In an email to ESPN Wednesday, a spokesperson for Guinness World Records North America Inc. said that it doesn't currently monitor a record title similar to the "largest round of drinks." It was fun while it lasted.
Graves said he knew spending $30,000 on alcohol might seem frivolous or "cheesy," but he decided to do it when he found out that a portion of the proceeds goes to charity.
"You know what, man? I started from nothing," Graves said. "I had to commercial fish in Alaska to start my first restaurant ... You work hard and become successful and then you're able to buy all these LSU fans a shot, it feels pretty cool.
"It's a good way to celebrate with others."
He stood behind the bar Monday when the leaderboard was updated at 5 p.m. and the Jell-O shot record was officially broken. Graves raised his arms in the air as the crowd chanted "L-S-U." Culjat said that everyone who was 21 and raised their ID in the air received a purple Jell-O shot.
"Obviously," Culjat said, "you can't serve 6,000 shots at the same time. It's not legally right and it's not morally right. So we just agreed that what was going to happen was that he's purchasing the 6,000 to get the record and also obviously to donate to charity.
"So everybody got one; they all did them at once. And then after the game, when people came in three hours later ... we gave them one as well. I don't know what the final total was, but everyone got one who was here."
Rocco's is across the street from Charles Schwab Field, and drinking competitions among fans have gone on in the spot for years. In 2011, when Florida played South Carolina in the finals, both teams' fans wanted their own shots, so McEvoy invented separate concoctions. Six months later, he was sitting at a dueling piano bar when Creighton and Nebraska were facing off in basketball, and dueling chants of "Go Big Red" and "Let's Go Jays" filled the air.
Thousands of dollars flew into the tip jars that night, McEvoy said, and it made him think about the possibilities for the MCWS. He decided to make signature shots for all eight teams.
When Culjat bought the establishment, he decided to do Jell-O shots because they're easier to make. Five years later, the demand for the shots is so deep that this year he hired Tennessee-based company Jevo, which uses automated gelatin shot makers and Keurig-like cartridges to mass-produce the drinks.
Culjat said 42% of Rocco's yearly revenue comes from the two weeks each summer during the MCWS. He's not a fan of social media but concedes that Twitter has helped the challenge explode into a national curiosity.
McEvoy started the CWS Jell-O Shot Challenge account on a Monday last year during the MCWS and had seven followers.

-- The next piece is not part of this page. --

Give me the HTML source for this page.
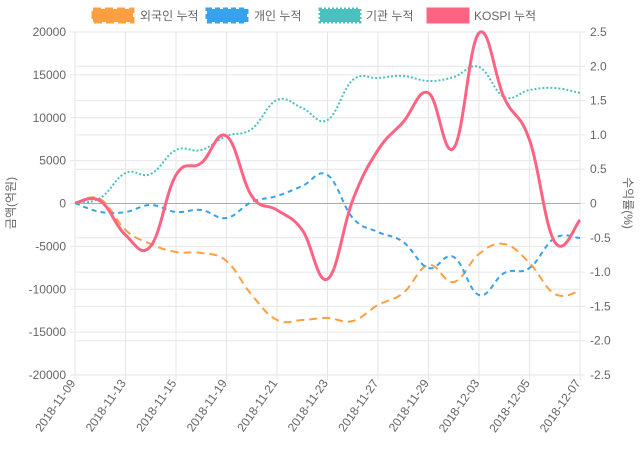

By the end of the MCWS, that number was 17,000. Today the account has more than 36,000 followers. The phone rings constantly, McEvoy said, with callers asking for a leaderboard update.
On Tuesday, before the LSU game, Tennessee fan Bobby Bellenfant downed an orange-colored shot with his sister, Raychel. Bellenfant said he heard about the bar, and the challenge, through Twitter. He glanced up at the board. The Volunteers had mustered up just over 1,800 shots.
"I don't think we're gonna get there," he said. "But it goes to a good cause, so we're glad to do it."
A few minutes later, McEvoy updated the board, and Tigers fan Jason Malasovich played "Tiger Rag" on his trumpet while a sea of purple-clad fans danced. LSU was on top again, and the party won't stop until the Tigers lose.
Actually, it probably won't stop then, either.
"I think they need to put more alcohol in those shots," LSU fan Jesse Lamonte said as the crowd began to head for the stadium.